Imagine instead if we focused on the individual patients, ensuring that people have access to the drugs that work for them. Yes, a certain drug may only work for a small population of patients. But it is so beyond unethical to say that those people do not deserve treatment because they are in the minority. If we have developed a treatment that works, there’s absolutely no reason why that treatment shouldn’t be available to the patients who could benefit from it.
Patient advocates have argued that they wouldn’t be that upset if this think tank were just part of the process. But, the announcement from CVS/Caremark has raised a lot of concern.
Supporters of ICER
In addition to having a review board full of insurance company employees, ICER receives funding from many major insurers. These include Blue Cross, Kaiser, Aetna, UnitedHealth, and Anthem to name a few.
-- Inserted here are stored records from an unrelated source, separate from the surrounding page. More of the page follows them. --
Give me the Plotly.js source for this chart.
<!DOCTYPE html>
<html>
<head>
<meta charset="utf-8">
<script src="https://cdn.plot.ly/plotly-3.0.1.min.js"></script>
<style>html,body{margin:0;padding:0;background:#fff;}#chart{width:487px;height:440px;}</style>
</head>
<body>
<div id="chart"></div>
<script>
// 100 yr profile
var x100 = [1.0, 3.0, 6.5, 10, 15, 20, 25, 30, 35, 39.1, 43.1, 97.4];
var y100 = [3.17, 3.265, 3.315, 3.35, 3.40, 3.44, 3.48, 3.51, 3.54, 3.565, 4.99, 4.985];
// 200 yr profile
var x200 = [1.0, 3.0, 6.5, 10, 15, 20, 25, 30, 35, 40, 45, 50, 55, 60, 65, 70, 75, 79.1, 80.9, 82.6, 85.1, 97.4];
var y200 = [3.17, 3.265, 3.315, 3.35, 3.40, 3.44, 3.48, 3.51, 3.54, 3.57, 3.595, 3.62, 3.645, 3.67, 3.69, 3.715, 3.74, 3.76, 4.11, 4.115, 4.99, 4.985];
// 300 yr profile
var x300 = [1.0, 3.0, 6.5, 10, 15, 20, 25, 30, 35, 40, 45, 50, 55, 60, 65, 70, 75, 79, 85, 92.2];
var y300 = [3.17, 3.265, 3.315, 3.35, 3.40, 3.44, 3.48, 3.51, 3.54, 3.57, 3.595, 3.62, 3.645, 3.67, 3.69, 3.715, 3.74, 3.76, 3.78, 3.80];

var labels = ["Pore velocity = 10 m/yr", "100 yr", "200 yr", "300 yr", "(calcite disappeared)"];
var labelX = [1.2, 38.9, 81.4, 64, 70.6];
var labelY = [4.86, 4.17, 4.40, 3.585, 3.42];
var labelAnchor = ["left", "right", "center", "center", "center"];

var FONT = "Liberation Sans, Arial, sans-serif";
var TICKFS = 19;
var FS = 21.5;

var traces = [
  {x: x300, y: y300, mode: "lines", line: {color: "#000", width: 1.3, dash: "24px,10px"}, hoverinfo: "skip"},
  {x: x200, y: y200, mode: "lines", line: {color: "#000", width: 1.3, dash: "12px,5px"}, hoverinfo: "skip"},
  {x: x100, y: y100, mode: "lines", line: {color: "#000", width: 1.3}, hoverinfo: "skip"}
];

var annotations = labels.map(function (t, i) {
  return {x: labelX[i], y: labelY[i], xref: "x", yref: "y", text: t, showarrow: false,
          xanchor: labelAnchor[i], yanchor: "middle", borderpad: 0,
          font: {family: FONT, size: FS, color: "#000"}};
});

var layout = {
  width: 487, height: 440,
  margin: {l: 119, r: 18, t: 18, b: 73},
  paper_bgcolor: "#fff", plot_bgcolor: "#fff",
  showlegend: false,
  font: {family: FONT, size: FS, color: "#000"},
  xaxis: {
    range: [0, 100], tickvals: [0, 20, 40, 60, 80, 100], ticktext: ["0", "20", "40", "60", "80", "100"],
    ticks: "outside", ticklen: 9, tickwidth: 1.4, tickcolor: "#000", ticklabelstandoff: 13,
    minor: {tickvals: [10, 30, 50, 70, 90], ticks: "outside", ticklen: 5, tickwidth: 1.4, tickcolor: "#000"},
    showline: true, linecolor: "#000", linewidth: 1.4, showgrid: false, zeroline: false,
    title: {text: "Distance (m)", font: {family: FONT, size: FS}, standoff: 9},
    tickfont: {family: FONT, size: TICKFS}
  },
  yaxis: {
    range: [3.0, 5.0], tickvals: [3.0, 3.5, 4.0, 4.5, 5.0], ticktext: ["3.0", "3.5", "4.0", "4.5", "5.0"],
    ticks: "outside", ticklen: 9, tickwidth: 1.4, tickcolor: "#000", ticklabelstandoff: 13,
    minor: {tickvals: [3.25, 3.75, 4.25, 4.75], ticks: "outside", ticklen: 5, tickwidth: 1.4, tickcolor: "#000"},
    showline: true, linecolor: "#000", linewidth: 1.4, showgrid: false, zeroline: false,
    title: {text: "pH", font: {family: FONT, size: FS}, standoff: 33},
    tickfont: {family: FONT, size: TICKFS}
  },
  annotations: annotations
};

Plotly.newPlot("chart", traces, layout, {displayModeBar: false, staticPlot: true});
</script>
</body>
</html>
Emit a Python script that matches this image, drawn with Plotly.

They’ve also received 19 million from the Laura and John Arnold Foundation, allowing them to extend their review to all newly-approved drugs.
Supporters argue that organizations like this can help control and even decrease drug costs. However, drug manufacturers claim they’re just keeping the savings for themselves. Either way, the problem of patients not receiving the drugs they need remains the same.
The people behind ICER believe that new expensive medicines, developed for a small population of people (aka those with rare conditions) could destroy our economy. But the thing is, if we can get patients more effective medications sooner, we’re reducing costs down the line by decreasing the amount of hospital stays/treatments/etc. needed in the future. We may even be able to prevent a condition or side effect which would eliminate the need of treatment all together.
The moral of the story is, there’s a way we can support cost-benefit analysis while still keeping in mind the people behind it all – the patients. Ultimately, they should always be our first priority.